Set down the data below from its first line to the line holding "xs = np.linspace(1, 7, 200)", inclusive; omit all pictures.
-- Begin --
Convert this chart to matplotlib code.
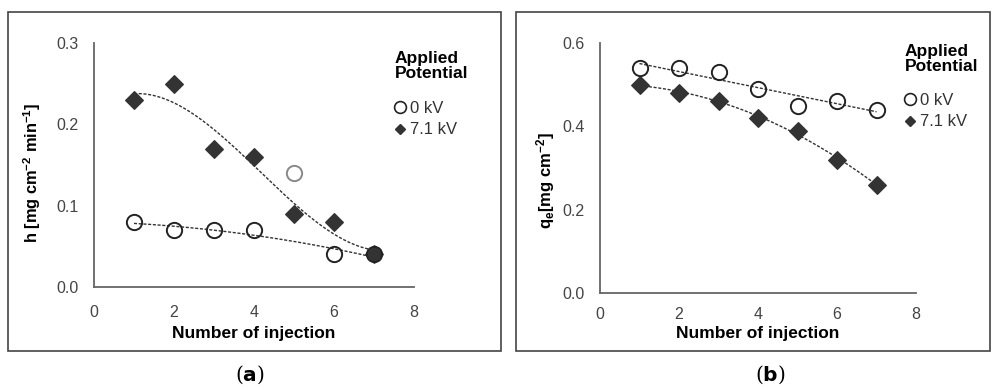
import numpy as np
import matplotlib
matplotlib.use("Agg")
import matplotlib.pyplot as plt
from matplotlib.patches import Rectangle
from matplotlib.lines import Line2D

plt.rcParams['font.family'] = ['Liberation Sans', 'DejaVu Sans']
plt.rcParams['mathtext.fontset'] = 'custom'
plt.rcParams['mathtext.rm'] = 'Liberation Sans:bold'
plt.rcParams['mathtext.it'] = 'Liberation Sans:bold'
plt.rcParams['mathtext.default'] = 'rm'

injections = [1, 2, 3, 4, 5, 6, 7]
h_0kV = [0.08, 0.07, 0.07, 0.07, 0.14, 0.04, 0.04]
h_71kV = [0.23, 0.25, 0.17, 0.16, 0.09, 0.08, 0.04]
q_0kV = [0.54, 0.54, 0.53, 0.49, 0.45, 0.46, 0.44]
q_71kV = [0.50, 0.48, 0.46, 0.42, 0.39, 0.32, 0.26]
legend_labels = ['0 kV', '7.1 kV']
legend_title = 'Applied\nPotential'

fig = plt.figure(figsize=(9.93, 3.9), dpi=100)

# panel frames
for x0, w in [(8/993, 493/993), (516/993, 474/993)]:
    fig.patches.append(Rectangle((x0, 1-351/390), w, (351-12)/390, transform=fig.transFigure,
                                 fill=False, edgecolor='#444444', lw=1.2))

axA = fig.add_axes([94/993, 1-287/390, 320/993, 244/390])
axB = fig.add_axes([600/993, 1-293/390, 316/993, 250/390])

dash = (0, (2.2, 1.2))
tick_color = '#444444'

def style(ax, ymax, yticks, xpad, xlabelpad):
    ax.set_xlim(0, 8)
    ax.set_ylim(0, ymax)
    ax.set_xticks([0, 2, 4, 6, 8])
    ax.set_yticks(yticks)
    ax.set_yticklabels([f"{t:.1f}" for t in yticks])
    for s in ['top', 'right']:
        ax.spines[s].set_visible(False)
    for s in ['left', 'bottom']:
        ax.spines[s].set_color('#666666')
        ax.spines[s].set_linewidth(1.3)
    ax.tick_params(length=0, labelsize=11.5, colors=tick_color, pad=11)
    ax.tick_params(axis='x', pad=xpad)
    ax.set_xlabel('Number of injection', fontsize=12.5, fontweight='bold', labelpad=xlabelpad)
    ax.patch.set_alpha(0)

x = np.array(injections, dtype=float)
xs = np.linspace(1, 7, 200)

# Panel a
style(axA, 0.3, [0.0, 0.1, 0.2, 0.3], 13, 4)
mask = np.array([True, True, True, True, False, True, True])
pA0 = np.polyfit(x[mask], np.array(h_0kV)[mask], 2)
pA1 = np.polyfit(x, np.array(h_71kV), 3)
axA.plot(xs, np.polyval(pA1, xs), color='#333333', lw=1, ls=dash)
axA.plot(xs, np.polyval(pA0, xs), color='#333333', lw=1, ls=dash)
ec = ['#222222' if m else '#888888' for m in mask]
axA.scatter(x, h_71kV, marker='D', s=80, color='#333333', zorder=3)
for xi, yi, c in zip(x, h_0kV, ec):
    axA.plot(xi, yi, 'o', ms=11, mfc='none', mec=c, mew=1.4, zorder=4)
axA.set_ylabel('h [mg cm$^{-2}$ min$^{-1}$]', fontsize=11.8, fontweight='bold')
axA.yaxis.set_label_coords(-51/320, 0.47)

# Panel b
style(axB, 0.6, [0.0, 0.2, 0.4, 0.6], 10, 3)
pB0 = np.polyfit(x, np.array(q_0kV), 2)
pB1 = np.polyfit(x, np.array(q_71kV), 2)
axB.plot(xs, np.polyval(pB0, xs), color='#333333', lw=1, ls=dash)
axB.plot(xs, np.polyval(pB1, xs), color='#333333', lw=1, ls=dash)
axB.scatter(x, q_71kV, marker='D', s=80, color='#333333', zorder=3)
axB.plot(x, q_0kV, 'o', ms=11, mfc='none', mec='#222222', mew=1.4, zorder=4, ls='none')
axB.set_ylabel('q$_e$[mg cm$^{-2}$]', fontsize=12, fontweight='bold')
axB.yaxis.set_label_coords(-43/316, 0.45)

# Legends
handles = [Line2D([], [], marker='o', ls='none', ms=8.5, mfc='none', mec='#222222', mew=1.2),
           Line2D([], [], marker='D', ls='none', ms=5, color='#333333')]
for ax, tx, ty, ly in [(axA, 395, 66, 94), (axB, 905, 59, 86)]:
    fig.text(tx/993, 1-ty/390, legend_title, fontsize=12.5, fontweight='bold',
             va='center', ha='left', linespacing=0.92)
    leg = fig.legend(handles, legend_labels, loc='upper left',
                     bbox_to_anchor=((tx-8)/993, 1-ly/390), frameon=False,
                     fontsize=12, handlelength=0.8, handletextpad=0.2, labelspacing=0.4,
                     borderaxespad=0)
    for t in leg.get_texts():
        t.set_color('#333333')

fig.text(250/993, 1-375/390, r'($\mathbf{a}$)', fontsize=14.5, ha='center', va='center', family='DejaVu Serif')
fig.text(770/993, 1-375/390, r'($\mathbf{b}$)', fontsize=14.5, ha='center', va='center', family='DejaVu Serif')

fig.savefig('out.png', dpi=100)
-- End --
ANSWER IN FULL:
Convert this chart to matplotlib code.
import numpy as np
import matplotlib
matplotlib.use("Agg")
import matplotlib.pyplot as plt
from matplotlib.patches import Rectangle
from matplotlib.lines import Line2D

plt.rcParams['font.family'] = ['Liberation Sans', 'DejaVu Sans']
plt.rcParams['mathtext.fontset'] = 'custom'
plt.rcParams['mathtext.rm'] = 'Liberation Sans:bold'
plt.rcParams['mathtext.it'] = 'Liberation Sans:bold'
plt.rcParams['mathtext.default'] = 'rm'

injections = [1, 2, 3, 4, 5, 6, 7]
h_0kV = [0.08, 0.07, 0.07, 0.07, 0.14, 0.04, 0.04]
h_71kV = [0.23, 0.25, 0.17, 0.16, 0.09, 0.08, 0.04]
q_0kV = [0.54, 0.54, 0.53, 0.49, 0.45, 0.46, 0.44]
q_71kV = [0.50, 0.48, 0.46, 0.42, 0.39, 0.32, 0.26]
legend_labels = ['0 kV', '7.1 kV']
legend_title = 'Applied\nPotential'

fig = plt.figure(figsize=(9.93, 3.9), dpi=100)

# panel frames
for x0, w in [(8/993, 493/993), (516/993, 474/993)]:
    fig.patches.append(Rectangle((x0, 1-351/390), w, (351-12)/390, transform=fig.transFigure,
                                 fill=False, edgecolor='#444444', lw=1.2))

axA = fig.add_axes([94/993, 1-287/390, 320/993, 244/390])
axB = fig.add_axes([600/993, 1-293/390, 316/993, 250/390])

dash = (0, (2.2, 1.2))
tick_color = '#444444'

def style(ax, ymax, yticks, xpad, xlabelpad):
    ax.set_xlim(0, 8)
    ax.set_ylim(0, ymax)
    ax.set_xticks([0, 2, 4, 6, 8])
    ax.set_yticks(yticks)
    ax.set_yticklabels([f"{t:.1f}" for t in yticks])
    for s in ['top', 'right']:
        ax.spines[s].set_visible(False)
    for s in ['left', 'bottom']:
        ax.spines[s].set_color('#666666')
        ax.spines[s].set_linewidth(1.3)
    ax.tick_params(length=0, labelsize=11.5, colors=tick_color, pad=11)
    ax.tick_params(axis='x', pad=xpad)
    ax.set_xlabel('Number of injection', fontsize=12.5, fontweight='bold', labelpad=xlabelpad)
    ax.patch.set_alpha(0)

x = np.array(injections, dtype=float)
xs = np.linspace(1, 7, 200)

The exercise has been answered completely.